Under the conference theme, ‘Towards a Just Transition’, Tinubu highlighted the importance of utilizing the country’s natural resources for the betterment of its people.

Represented by Secretary to the Federal Government George Akume, the President disclosed the appointment of Oladele Alake as Minister of Solid Minerals to bring about reform in the sector. He also assured that the Federal Executive Council has adopted Alake’s comprehensive agenda to revitalize the industry.

Tinubu further urged the governors to collaborate with the Federal Government in increasing the mining sector’s contribution to the economy. He advised them to refrain from interfering in the legitimate activities of licensed operators.

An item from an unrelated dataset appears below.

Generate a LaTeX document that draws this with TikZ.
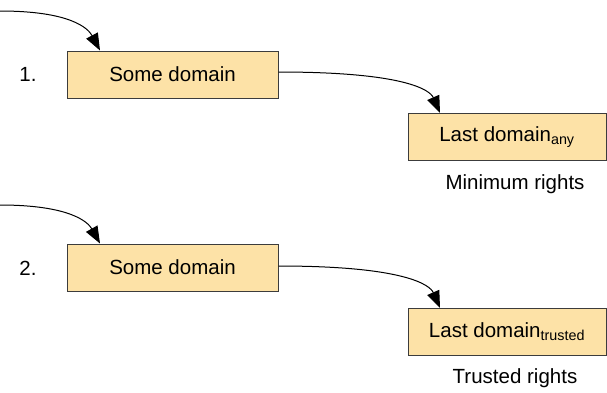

In his remarks, Minister Alake advocated for a shift towards more sustainable practices in the utilization of Nigeria’s natural resources.

“At the core of this summit lies the concept of a ‘Just Transition’. This idea calls for us to ensure that as we move towards more sustainable practices in natural resource development and energy production, no one is left behind.

“The just transition entails recognizing the needs of our workforce, communities, and economies that have long relied on traditional energy sources. It is about promoting inclusivity, providing alternatives, and equitably distributing the benefits of this transformation.

“We must address the social and economic challenges that may arise from shifting away from traditional energy sources. This requires investing in workforce re-training, creating alternative employment opportunities, and supporting affected communities. Africa must implement policies that offer a safety net for those negatively impacted by this transition,” stated Alake.